Kvasir was invited to the home of two dwarves, Fjalar (“Deceiver”[2]) and Galar (“Screamer”[3]). Upon his arrival, the dwarves slew Kvasir and brewed mead with his blood. This mead contained Kvasir’s ability to dispense wisdom, and was appropriately named Óðrœrir (“Stirrer of Inspiration”). Any who drank of it would become a poet or a scholar.
When the gods questioned them about Kvasir’s disappearance, Fjalar and Galar told them that Kvasir had choked on his wisdom.
from norse-mythology.org
Now granted, I am extrapolating on things a bit here, but I envision the murder of Kvasir to be a ritualistic and gruesome act, much like the slaughter of an animal. I picture Kvasir bound and strung up by his feet, inverted and ready for his blood to be drained, in preparation for the brewing of the mead.
To this end, I am working on a wooden sculpture of a man, which will ideally hang inverted from the ceiling of my studio. Work so far has involved getting a 6ft block of limewood to carve, and the basic roughing out of the form. I anticipate working first with power tools (an ArborTech Wood Carver) to working with traditional chisels and gouges once the rough shape is completed.
When finished, I hope to hang the figure by the ankles from the ceiling of my studio. This will, of course, depend on a number of issues, not the least of which is Health and Safety. If the piece is not too heavy (the block began life at approx. 200 kilos) and a beam can be found to support it, and I can get the appropriate assistance from the technicians, then it will hang, approximately 3 feet off the ground in the centre of my studio space for the degree show. If this plan fails, then I will need to build a scaffold of some sort and hang it from that, within my studio, probably much lower.
The sculpture of Kvasir as he is today.
Monoprinting
This semester, I also joined the Print Portfolio project, which was originally to be a group of us who would each provide an edition of prints (probably one per person, with an edition of 20-30) to be collected into a boxed set and (hopefully) sold and displayed. We would each get a set of prints for ourselves, to eventually be sold for a fortune when we all make it big. Unfortunately, the parameters of the project have recently changed and I’m not certain what the status is.

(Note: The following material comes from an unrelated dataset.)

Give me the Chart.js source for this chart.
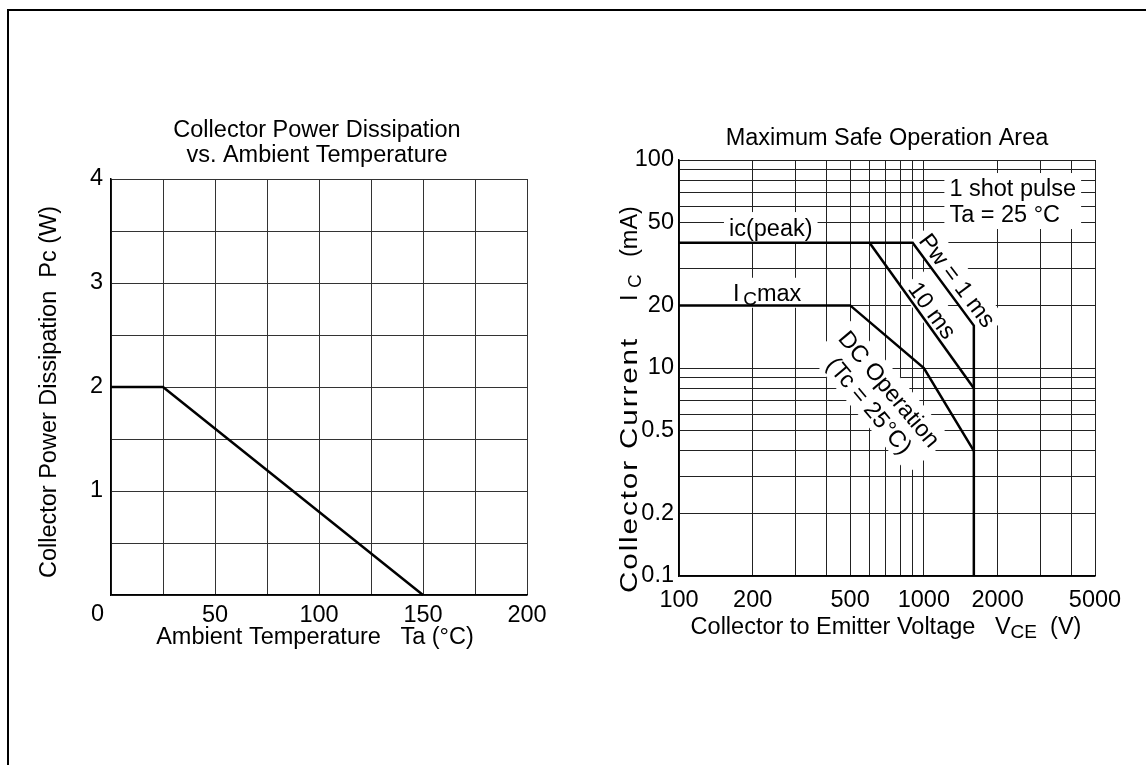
<!DOCTYPE html>
<html>
<head>
<meta charset="utf-8">
<script src="https://cdn.jsdelivr.net/npm/chart.js"></script>
<style>
    body { margin: 0; background: #fff; }
    #page { position: relative; width: 1146px; height: 765px; overflow: hidden; }
    #frame { position: absolute; left: 7px; top: 9px; right: -10px; bottom: -10px; border-top: 2px solid #000; border-left: 2px solid #000; }
    canvas { position: absolute; top: 0; }
    #pdChart { left: 0; }
    #soaChart { left: 573px; }
</style>
</head>
<body>
<div id="page">
    <div id="frame"></div>
    <canvas id="pdChart" width="573" height="765"></canvas>
    <canvas id="soaChart" width="573" height="765"></canvas>
</div>

<script>
    // ---- Collector power dissipation vs. ambient temperature ----
    const taValues = [0, 25, 150];          // Ta (°C)
    const pcValues = [2, 2, 0];             // Pc (W)
    const taTickLabels = [50, 100, 150, 200];
    const pcTickLabels = [1, 2, 3, 4];

    // ---- Maximum safe operation area (positions on the log grid) ----
    const vce1ms = [100, 900, 1600, 1600];
    const ic1ms = [40, 40, 16, 1];
    const vce10ms = [600, 1600];
    const ic10ms = [40, 8];
    const vceDc = [100, 500, 1000, 1600];
    const icDc = [20, 20, 10, 4];

    const vceGrid = [100, 200, 300, 400, 500, 600, 700, 800, 900, 1000, 2000, 3000, 4000, 5000];
    const vceTickLabels = [100, 200, 500, 1000, 2000, 5000];
    const icGrid = [1, 2, 3, 4, 5, 6, 7, 8, 9, 10, 20, 30, 40, 50, 60, 70, 80, 90, 100];
    const icTickValues = [1, 2, 5, 10, 20, 50, 100];
    const icTickText = ['0.1', '0.2', '0.5', '10', '20', '50', '100'];

    const FONT = '"Liberation Sans", Arial, Helvetica, sans-serif';
    const FS = 23.5;
    const SUB = 19;

    function font(sz) { return sz + 'px ' + FONT; }

    // segs: [[text, isSubscript], ...]
    function richWidth(ctx, segs) {
        let w = 0;
        segs.forEach(s => { ctx.font = font(s[1] ? SUB : FS); w += ctx.measureText(s[0]).width; });
        return w;
    }

    function drawRich(ctx, segs, x, y, align) {
        const w = richWidth(ctx, segs);
        let cx = align === 'center' ? x - w / 2 : x;
        ctx.textAlign = 'left';
        ctx.textBaseline = 'alphabetic';
        segs.forEach(s => {
            ctx.font = font(s[1] ? SUB : FS);
            ctx.fillText(s[0], cx, y + (s[1] ? 4 : 0));
            cx += ctx.measureText(s[0]).width;
        });
    }

    // text label with white backing, rotated around its centre
    function boxLabel(ctx, px, py, angle, lines, align) {
        const lh = 26;
        ctx.save();
        ctx.translate(px, py);
        ctx.rotate(angle * Math.PI / 180);
        const widths = lines.map(l => richWidth(ctx, l));
        const w = Math.max(...widths);
        const h = lh * lines.length;
        ctx.fillStyle = '#fff';
        ctx.fillRect(-w / 2 - 5, -h / 2 - 2, w + 10, h + 4);
        ctx.fillStyle = '#000';
        lines.forEach((l, i) => {
            const base = -h / 2 + lh * i + lh / 2 + FS * 0.36;
            const x0 = align === 'left' ? -w / 2 : -widths[i] / 2;
            drawRich(ctx, l, x0, base, 'left');
        });
        ctx.restore();
    }

    function rotatedText(ctx, segs, x, y) {
        ctx.save();
        ctx.translate(x, y);
        ctx.rotate(-Math.PI / 2);
        ctx.fillStyle = '#000';
        drawRich(ctx, segs, 0, FS * 0.36, 'center');
        ctx.restore();
    }

    const tickFont = { family: FONT, size: FS };

    // ---------------- left chart ----------------
    const pdText = {
        id: 'pdText',
        afterDraw(chart) {
            const ctx = chart.ctx;
            ctx.save();
            ctx.fillStyle = '#000';
            drawRich(ctx, [['Collector Power Dissipation']], 317, 137, 'center');
            drawRich(ctx, [['vs. Ambient Temperature']], 317, 162, 'center');
            drawRich(ctx, [['Ambient Temperature   Ta (°C)']], 315, 644, 'center');
            ctx.font = font(FS);
            ctx.textAlign = 'right';
            ctx.fillText('0', 104, 621);
            rotatedText(ctx, [['Collector Power Dissipation  Pc (W)']], 48, 392);
            ctx.restore();
        }
    };

    new Chart(document.getElementById('pdChart'), {
        type: 'line',
        data: {
            datasets: [{
                data: taValues.map((t, i) => ({ x: t, y: pcValues[i] })),
                borderColor: '#000',
                borderWidth: 2.5,
                pointRadius: 0,
                tension: 0,
                clip: false
            }]
        },
        options: {
            responsive: false,
            animation: false,
            layout: { padding: { left: 0, top: 179, right: 46, bottom: 120 } },
            plugins: { legend: { display: false }, title: { display: false }, tooltip: { enabled: false } },
            scales: {
                x: {
                    type: 'linear', min: 0, max: 200,
                    afterFit: s => { s.height = 50; },
                    grid: { color: '#333', lineWidth: 1, drawTicks: false },
                    border: { color: '#000', width: 1.5 },
                    ticks: {
                        stepSize: 25, autoSkip: false, maxRotation: 0, padding: 6,
                        color: '#000', font: tickFont,
                        callback: v => taTickLabels.includes(v) ? String(v) : ''
                    }
                },
                y: {
                    type: 'linear', min: 0, max: 4,
                    afterFit: s => { s.width = 111; },
                    grid: { color: '#333', lineWidth: 1, drawTicks: false },
                    border: { color: '#000', width: 1.5 },
                    ticks: {
                        stepSize: 0.5, autoSkip: false, padding: 8,
                        color: '#000', font: tickFont,
                        callback: v => pcTickLabels.includes(v) ? String(v) : ''
                    }
                }
            }
        },
        plugins: [pdText]
    });

    // ---------------- right chart ----------------
    // y title of the SOA chart: the words are set wide in the original
    function soaYTitle(ctx, x, yBottom) {
        ctx.save();
        ctx.translate(x, yBottom);
        ctx.rotate(-Math.PI / 2);
        ctx.fillStyle = '#000';
        ctx.textAlign = 'left';
        ctx.textBaseline = 'alphabetic';
        const base = FS * 0.36;
        ctx.font = font(FS);
        ctx.save();
        ctx.letterSpacing = '1.5px';
        const w = ctx.measureText('Collector Current').width;
        ctx.scale(256 / w, 1);
        ctx.fillText('Collector Current', 0, base);
        ctx.restore();
        ctx.fillText('I', 292, base);
        ctx.font = font(SUB);
        ctx.fillText('C', 305, base + 4);
        ctx.font = font(FS);
        ctx.fillText('(mA)', 336, base);
        ctx.restore();
    }

    const soaText = {
        id: 'soaText',
        beforeDatasetsDraw(chart) {
            const ctx = chart.ctx;
            const x = chart.scales.x, y = chart.scales.y;
            const at = (v, i) => [x.getPixelForValue(v), y.getPixelForValue(i)];
            ctx.save();
            let p = at(237, 47.6);
            boxLabel(ctx, p[0], p[1], 0, [[['ic(peak)']]]);
            p = at(229, 23);
            boxLabel(ctx, p[0], p[1], 0, [[['I'], ['\u2009C', true], ['max']]]);
            p = at(2307, 63.5);
            boxLabel(ctx, p[0], p[1], 0, [[['1 shot pulse']], [['Ta = 25 °C']]], 'left');
            p = at(1377, 26.5);
            boxLabel(ctx, p[0], p[1], 53, [[['Pw = 1 ms']]]);
            p = at(1088, 19);
            boxLabel(ctx, p[0], p[1], 54, [[['10 ms']]]);
            p = at(661, 7.26);
            boxLabel(ctx, p[0], p[1], 50, [[['DC Operation']], [['(Tc = 25°C)']]]);
            ctx.restore();
        },
        afterDraw(chart) {
            const ctx = chart.ctx;
            ctx.save();
            ctx.fillStyle = '#000';
            drawRich(ctx, [['Maximum Safe Operation Area']], 314, 145, 'center');
            drawRich(ctx, [['Collector to Emitter Voltage   V'], ['CE', true], ['  (V)']], 313, 634, 'center');
            soaYTitle(ctx, 56, 593);
            ctx.restore();
        }
    };

    const lineStyle = { borderColor: '#000', borderWidth: 2.5, pointRadius: 0, tension: 0, clip: false };

    new Chart(document.getElementById('soaChart'), {
        type: 'line',
        data: {
            datasets: [
                Object.assign({ label: 'Pw = 1 ms', data: vce1ms.map((v, i) => ({ x: v, y: ic1ms[i] })) }, lineStyle),
                Object.assign({ label: '10 ms', data: vce10ms.map((v, i) => ({ x: v, y: ic10ms[i] })) }, lineStyle),
                Object.assign({ label: 'DC', data: vceDc.map((v, i) => ({ x: v, y: icDc[i] })) }, lineStyle)
            ]
        },
        options: {
            responsive: false,
            animation: false,
            layout: { padding: { left: 0, top: 160, right: 51, bottom: 139 } },
            plugins: { legend: { display: false }, title: { display: false }, tooltip: { enabled: false } },
            scales: {
                x: {
                    type: 'logarithmic', min: 100, max: 5000,
                    afterFit: s => { s.height = 50; },
                    afterBuildTicks: s => { s.ticks = vceGrid.map(v => ({ value: v })); },
                    grid: { color: '#222', lineWidth: 1, drawTicks: false },
                    border: { color: '#000', width: 1.5 },
                    ticks: {
                        autoSkip: false, maxRotation: 0, padding: 10,
                        color: '#000', font: tickFont,
                        callback: v => vceTickLabels.includes(v) ? String(v) : ''
                    }
                },
                y: {
                    type: 'logarithmic', min: 1, max: 100,
                    afterFit: s => { s.width = 106; },
                    afterBuildTicks: s => { s.ticks = icGrid.map(v => ({ value: v })); },
                    grid: { color: '#222', lineWidth: 1, drawTicks: false },
                    border: { color: '#000', width: 1.5 },
                    ticks: {
                        autoSkip: false, padding: 5,
                        color: '#000', font: tickFont,
                        callback: v => {
                            const k = icTickValues.indexOf(v);
                            return k >= 0 ? icTickText[k] : '';
                        }
                    }
                }
            }
        },
        plugins: [soaText]
    });
</script>
</body>
</html>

Anyway, in addition to the print portfolio, I wanted to utilise the prints in my degree show, as a sort of adjunct to the hanging body of Kvasir. I have toyed with the idea of creating illustrative, narrative prints which will tell the story, as well as simply some more abstracted images which might explore the idea of the Mead of Poetry, which I am thinking of as being similar to a mind-expanding drug.
So I began experimenting with Mono-printing. a method of creating essentially one-off prints. There are several different methods and I tried a few before settling on one which works and gives me the effects I want. What I do is essentially finger paint on glass with limo-ink, then lay the paper on the glass and run a roller over it lightly. This method gives me the possibility for 3 to 4 prints, each of which are significantly different.
I am also experimenting with images in the computer. The idea is that if I get an image I like, either mono-printed or in the computer, I can try (another experiment) using the CNC Router to create a woodcut of it and print multiple images from that. This method would be similar to the one I used in my piece for the Project Space, the Contemporary Stave Church Portal.
For my degree show, I am considering having prints hanging on the walls, but I am also considering printing on the floor of the space, perhaps in a spiral around the hanging figure. Either way, I would like to utilise mono-printing as the starting point for these images.
An example of four different images from the same print. Each time the paper is removed, the image is altered.
Assessment
The physical pieces I have for assessment at the end of the first semester seem scant to me. I have my Portal, which leads into my studio space. I have a rough hewn block of wood which seems to have taken me most of the semester to acquire — locating sawmills and tree surgeons who deal in pieces that size; finding one who had one that was in a wood that I wanted to work in; and finally rationalising the cost and getting it delivered— took me nearly two months. The last thing I have are the mono prints. These currently number around 100, but there are probably only 20 that i consider successful and maybe 10 that I want to show. Very few of these are on archival paper, since I considered this both an experimental and a learning process. Newsprint is cheap and plentiful, so although I tried a few different paper types, the bulk of these prints are on newsprint.
I feel like what I am putting on display are simply stepping stones to my degree show, which hopefully is what the tutors see them as. Although there is a lack of truly finished work, I think the pieces speak to the path I am currently taking.